Jake Romphf When Kaden Fulcher’s mom told him he couldn’t play goalie in lacrosse, he asked, “What about hockey?” The starting goaltender for the Hamilton Bulldogs has had a extraordinary season in the Ontario Hockey League: franchise record for wins
Fulcher
Hamilton Bulldogs goaltender and Sarnia-Lambton native Kaden Fulcher has had an outstanding season that’s taken him all the way to the Memorial Cup. Photo courtesy, Brandon Taylor, Hamilton Bulldogs

Jake Romphf

When Kaden Fulcher’s mom told him he couldn’t play goalie in lacrosse, he asked, “What about hockey?”

The starting goaltender for the Hamilton Bulldogs has had a extraordinary season in the Ontario Hockey League: franchise record for wins, league championship, trip to the Memorial Cup, and signed an NHL contract with the Detroit Red Wings.

Fulcher credits some of that success to good coaching received as a kid growing up in Sarnia-Lambton.

The Brigden native began playing hockey at the age of eight in Mooretown. One early coach was former pro and Sarnia Sting head coach Jeff Perry.

“He brought a pro mindset to the rink every day, and it really helps when you go off to the OHL and you see the same drills that he was doing in minor atom.”

A year later, Fulcher moved up to ‘AAA’ hockey in Sarnia. He got serious about hockey his second year in Peewee. Around that time, his father told him he’d need to work hard if hockey was his true goal in life.

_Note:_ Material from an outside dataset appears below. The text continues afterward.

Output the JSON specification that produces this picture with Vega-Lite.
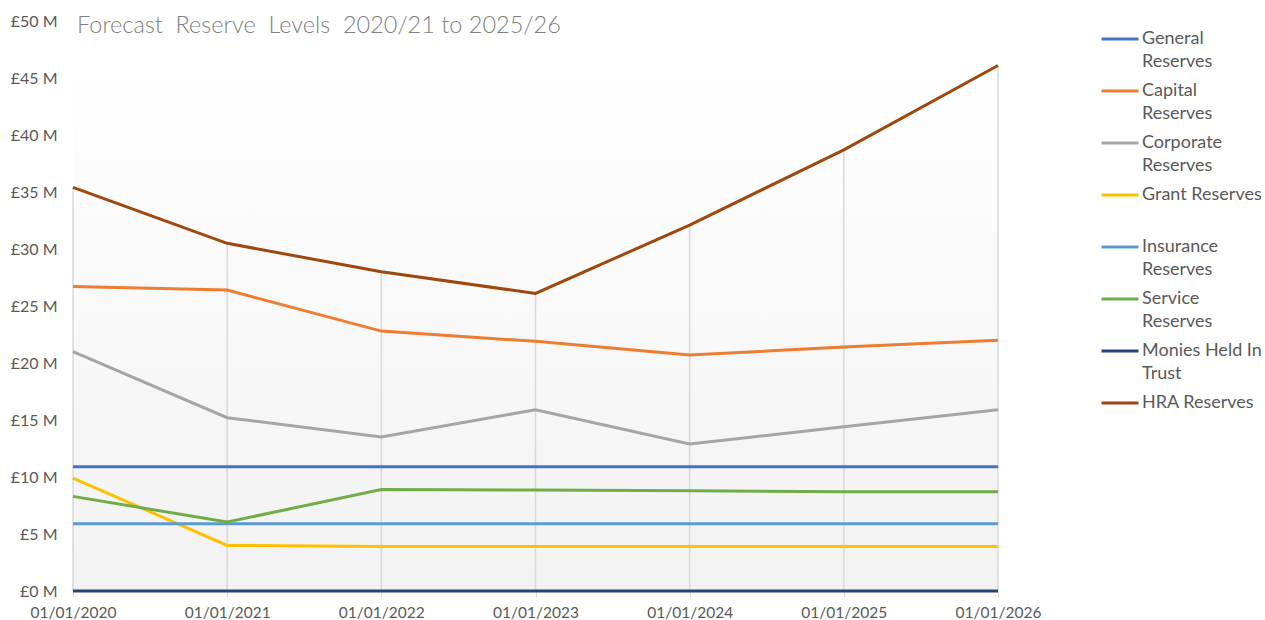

“He said, ‘I don’t care what you do for a living. You could be shovelling out manure at the horse racing sheds for all I care, as long as you’re the hardest working one shovelling manure,’” Fulcher recalled.

“(I thought), this is something I want to do, and I’m not going to waste my parent’s time and money if I’m not going to give it my all.”

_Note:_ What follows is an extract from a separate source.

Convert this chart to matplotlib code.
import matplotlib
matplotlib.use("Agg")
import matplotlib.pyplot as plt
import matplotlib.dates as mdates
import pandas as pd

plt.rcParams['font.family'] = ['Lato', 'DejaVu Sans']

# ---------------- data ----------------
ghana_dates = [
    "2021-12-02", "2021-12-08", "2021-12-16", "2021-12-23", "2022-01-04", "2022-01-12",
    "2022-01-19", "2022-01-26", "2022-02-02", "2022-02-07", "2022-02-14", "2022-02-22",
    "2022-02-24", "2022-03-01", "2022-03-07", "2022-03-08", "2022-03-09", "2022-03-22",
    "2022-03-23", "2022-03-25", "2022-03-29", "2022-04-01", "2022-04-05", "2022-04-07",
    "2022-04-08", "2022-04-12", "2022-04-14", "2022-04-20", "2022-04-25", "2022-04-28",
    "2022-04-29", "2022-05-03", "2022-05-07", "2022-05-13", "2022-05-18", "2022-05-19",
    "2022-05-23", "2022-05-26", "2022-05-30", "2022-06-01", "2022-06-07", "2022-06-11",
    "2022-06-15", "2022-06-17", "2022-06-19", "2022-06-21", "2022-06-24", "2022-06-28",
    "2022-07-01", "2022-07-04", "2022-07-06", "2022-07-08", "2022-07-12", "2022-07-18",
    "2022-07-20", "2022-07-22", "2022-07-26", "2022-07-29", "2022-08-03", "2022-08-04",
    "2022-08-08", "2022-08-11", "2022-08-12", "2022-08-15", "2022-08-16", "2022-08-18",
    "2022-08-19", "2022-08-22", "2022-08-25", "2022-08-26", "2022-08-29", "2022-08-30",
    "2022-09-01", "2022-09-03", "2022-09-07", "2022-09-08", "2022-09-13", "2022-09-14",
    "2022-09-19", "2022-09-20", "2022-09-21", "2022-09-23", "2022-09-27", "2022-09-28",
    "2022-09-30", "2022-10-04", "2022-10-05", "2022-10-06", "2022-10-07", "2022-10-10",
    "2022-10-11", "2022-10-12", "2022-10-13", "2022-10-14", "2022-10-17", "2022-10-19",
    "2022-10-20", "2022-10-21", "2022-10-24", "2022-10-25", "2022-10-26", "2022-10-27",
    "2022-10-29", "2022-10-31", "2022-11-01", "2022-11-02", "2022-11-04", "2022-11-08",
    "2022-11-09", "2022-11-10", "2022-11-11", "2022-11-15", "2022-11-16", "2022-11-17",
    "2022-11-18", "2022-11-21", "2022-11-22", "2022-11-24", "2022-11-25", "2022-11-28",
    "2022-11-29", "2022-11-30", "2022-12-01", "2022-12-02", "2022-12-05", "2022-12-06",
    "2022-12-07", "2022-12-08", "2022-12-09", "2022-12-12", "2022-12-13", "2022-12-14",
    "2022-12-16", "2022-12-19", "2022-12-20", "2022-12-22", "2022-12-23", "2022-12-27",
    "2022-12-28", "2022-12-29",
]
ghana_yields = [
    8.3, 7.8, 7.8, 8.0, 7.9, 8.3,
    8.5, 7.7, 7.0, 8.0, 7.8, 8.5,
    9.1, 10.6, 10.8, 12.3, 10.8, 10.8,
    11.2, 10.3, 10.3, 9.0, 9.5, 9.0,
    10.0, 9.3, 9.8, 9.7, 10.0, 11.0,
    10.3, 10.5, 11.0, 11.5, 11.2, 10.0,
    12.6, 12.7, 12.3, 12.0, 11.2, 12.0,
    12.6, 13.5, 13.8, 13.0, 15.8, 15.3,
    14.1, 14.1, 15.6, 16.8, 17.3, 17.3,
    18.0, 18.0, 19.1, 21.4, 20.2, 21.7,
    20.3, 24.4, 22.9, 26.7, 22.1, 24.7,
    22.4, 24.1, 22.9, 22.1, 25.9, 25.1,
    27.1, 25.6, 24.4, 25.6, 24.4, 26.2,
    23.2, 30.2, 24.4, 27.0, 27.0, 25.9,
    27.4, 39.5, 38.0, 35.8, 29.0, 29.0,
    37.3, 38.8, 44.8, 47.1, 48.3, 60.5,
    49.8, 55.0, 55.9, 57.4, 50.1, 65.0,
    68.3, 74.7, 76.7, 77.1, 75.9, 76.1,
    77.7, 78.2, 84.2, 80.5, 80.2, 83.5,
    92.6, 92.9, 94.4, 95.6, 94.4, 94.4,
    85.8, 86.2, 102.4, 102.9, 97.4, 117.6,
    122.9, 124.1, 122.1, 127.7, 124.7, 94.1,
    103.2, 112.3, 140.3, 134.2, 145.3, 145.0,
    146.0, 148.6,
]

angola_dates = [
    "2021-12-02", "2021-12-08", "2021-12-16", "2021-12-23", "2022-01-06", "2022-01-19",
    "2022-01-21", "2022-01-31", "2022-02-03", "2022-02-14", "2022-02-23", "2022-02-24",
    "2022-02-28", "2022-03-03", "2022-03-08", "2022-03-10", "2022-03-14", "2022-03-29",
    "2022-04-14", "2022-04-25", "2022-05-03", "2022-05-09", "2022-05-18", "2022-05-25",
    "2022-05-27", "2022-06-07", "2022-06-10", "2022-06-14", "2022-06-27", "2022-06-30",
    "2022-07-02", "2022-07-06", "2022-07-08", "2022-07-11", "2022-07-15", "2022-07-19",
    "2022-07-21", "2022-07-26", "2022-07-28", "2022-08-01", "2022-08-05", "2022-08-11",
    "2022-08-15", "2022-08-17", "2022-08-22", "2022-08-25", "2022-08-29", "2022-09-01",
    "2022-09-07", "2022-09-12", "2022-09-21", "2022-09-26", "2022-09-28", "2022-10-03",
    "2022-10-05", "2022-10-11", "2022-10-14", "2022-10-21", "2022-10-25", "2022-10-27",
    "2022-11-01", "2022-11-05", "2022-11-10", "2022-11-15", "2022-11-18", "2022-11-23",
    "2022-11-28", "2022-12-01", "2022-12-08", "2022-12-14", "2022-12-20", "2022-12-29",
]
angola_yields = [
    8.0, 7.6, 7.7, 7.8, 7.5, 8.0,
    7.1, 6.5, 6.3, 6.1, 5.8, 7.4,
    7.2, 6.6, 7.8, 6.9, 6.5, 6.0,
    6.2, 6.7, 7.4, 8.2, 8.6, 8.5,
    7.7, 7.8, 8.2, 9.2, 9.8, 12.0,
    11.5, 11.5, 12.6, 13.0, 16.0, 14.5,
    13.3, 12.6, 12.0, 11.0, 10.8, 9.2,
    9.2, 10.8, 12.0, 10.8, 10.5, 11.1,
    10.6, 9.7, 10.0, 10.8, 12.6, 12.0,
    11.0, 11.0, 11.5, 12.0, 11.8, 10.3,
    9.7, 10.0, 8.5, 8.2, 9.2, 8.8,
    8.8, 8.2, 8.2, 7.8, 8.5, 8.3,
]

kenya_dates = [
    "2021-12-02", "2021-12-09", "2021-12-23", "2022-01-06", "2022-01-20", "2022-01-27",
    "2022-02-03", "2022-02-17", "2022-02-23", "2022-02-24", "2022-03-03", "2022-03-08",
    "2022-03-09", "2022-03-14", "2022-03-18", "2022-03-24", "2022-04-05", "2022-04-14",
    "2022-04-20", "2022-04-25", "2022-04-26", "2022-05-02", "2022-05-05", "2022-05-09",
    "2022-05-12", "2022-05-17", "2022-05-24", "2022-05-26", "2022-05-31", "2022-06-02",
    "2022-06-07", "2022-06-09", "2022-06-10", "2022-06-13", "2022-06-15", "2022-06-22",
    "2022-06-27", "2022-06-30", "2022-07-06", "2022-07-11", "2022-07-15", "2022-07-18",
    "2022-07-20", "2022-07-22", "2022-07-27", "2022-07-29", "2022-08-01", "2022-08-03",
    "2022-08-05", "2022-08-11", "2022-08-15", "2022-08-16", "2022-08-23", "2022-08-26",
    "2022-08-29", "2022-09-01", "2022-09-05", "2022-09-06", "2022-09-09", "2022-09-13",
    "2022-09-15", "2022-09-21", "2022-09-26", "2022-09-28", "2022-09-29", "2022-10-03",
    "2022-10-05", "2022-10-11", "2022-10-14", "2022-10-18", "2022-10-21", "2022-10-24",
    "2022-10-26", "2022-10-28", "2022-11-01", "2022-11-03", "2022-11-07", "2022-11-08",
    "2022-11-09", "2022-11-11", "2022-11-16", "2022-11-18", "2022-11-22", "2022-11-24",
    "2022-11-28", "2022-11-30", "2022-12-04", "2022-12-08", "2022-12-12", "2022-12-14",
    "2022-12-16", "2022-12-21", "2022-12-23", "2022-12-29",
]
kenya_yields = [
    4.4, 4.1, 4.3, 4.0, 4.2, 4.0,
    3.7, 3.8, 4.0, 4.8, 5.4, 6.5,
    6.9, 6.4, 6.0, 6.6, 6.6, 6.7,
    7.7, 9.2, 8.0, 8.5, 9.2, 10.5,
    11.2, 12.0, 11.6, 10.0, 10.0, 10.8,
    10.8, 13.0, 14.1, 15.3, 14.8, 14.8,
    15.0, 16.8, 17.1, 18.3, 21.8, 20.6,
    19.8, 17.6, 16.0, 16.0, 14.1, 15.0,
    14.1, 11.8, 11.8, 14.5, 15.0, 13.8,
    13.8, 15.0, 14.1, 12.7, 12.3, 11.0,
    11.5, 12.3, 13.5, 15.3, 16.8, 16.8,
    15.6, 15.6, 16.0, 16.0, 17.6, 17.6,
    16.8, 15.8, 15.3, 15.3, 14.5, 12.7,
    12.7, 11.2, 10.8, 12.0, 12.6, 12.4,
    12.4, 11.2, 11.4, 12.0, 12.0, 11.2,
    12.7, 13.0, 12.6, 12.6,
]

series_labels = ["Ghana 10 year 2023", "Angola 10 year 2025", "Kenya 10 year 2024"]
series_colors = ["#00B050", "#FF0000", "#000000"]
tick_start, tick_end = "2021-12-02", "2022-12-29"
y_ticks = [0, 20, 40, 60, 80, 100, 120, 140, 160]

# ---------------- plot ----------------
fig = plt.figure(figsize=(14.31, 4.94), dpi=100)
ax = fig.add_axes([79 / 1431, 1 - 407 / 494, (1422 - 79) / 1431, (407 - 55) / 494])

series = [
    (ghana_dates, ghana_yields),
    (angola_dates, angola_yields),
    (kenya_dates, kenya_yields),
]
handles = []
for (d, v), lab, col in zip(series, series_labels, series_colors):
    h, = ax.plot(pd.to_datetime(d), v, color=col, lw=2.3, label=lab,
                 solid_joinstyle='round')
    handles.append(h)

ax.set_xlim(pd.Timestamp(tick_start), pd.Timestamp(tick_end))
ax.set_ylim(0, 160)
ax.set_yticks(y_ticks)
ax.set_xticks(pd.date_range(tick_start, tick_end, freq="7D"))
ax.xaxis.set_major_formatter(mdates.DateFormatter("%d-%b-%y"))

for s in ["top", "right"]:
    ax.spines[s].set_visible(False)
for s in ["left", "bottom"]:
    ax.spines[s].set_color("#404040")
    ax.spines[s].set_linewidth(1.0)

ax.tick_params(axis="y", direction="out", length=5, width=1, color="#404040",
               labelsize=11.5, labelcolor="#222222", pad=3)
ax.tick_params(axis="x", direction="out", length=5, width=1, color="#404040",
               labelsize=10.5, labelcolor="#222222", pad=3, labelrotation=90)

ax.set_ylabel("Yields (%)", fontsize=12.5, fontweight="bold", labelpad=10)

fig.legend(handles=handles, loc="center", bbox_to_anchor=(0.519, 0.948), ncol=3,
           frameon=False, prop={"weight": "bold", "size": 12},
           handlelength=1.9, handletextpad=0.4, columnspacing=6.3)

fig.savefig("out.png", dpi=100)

It was fun playing each year with same “AAA” group in the Lambton Junior Sting program each year, and it prepared him for what came next, he said.

“It was a good precursor for everything coming up, like the NHL draft, going through your draft year, and how to handle disappointment and excitement.”

The Sarnia Sting selected Fulcher 241st overall in the 2014 OHL Priority Selection draft.

“It was pretty cool,” he said. “It was pretty unexpected to get drafted at all.”

Fulcher spent the next two years at The Hill Academy, a sports high school in Vaughn, Ont., which he said enabled him to develop slowly and in stages.

He returned to Sarnia for the 2015-16 season with the Sting, and won the only three games he appeared in before being traded to Hamilton.

Despite good numbers, Fulcher was not selected in the NHL draft.

“Not getting drafted was tough, but getting the call from Detroit saying they wanted me to come to some camps with them was pretty unbelievable,” he said.

Last fall, after attending the Red Wings’ training camp, Fulcher signed a three-year entry-level deal.

“When you’re a kid you really want to make it to the NHL, but you never really expect it,” he said. “It’s been really special.”

In May, Fulcher helped the Bulldogs upset the dominant Sault Ste. Marie Greyhounds to claim the OHL championship.

“We’re champions now and they can’t take that away from us,” he said.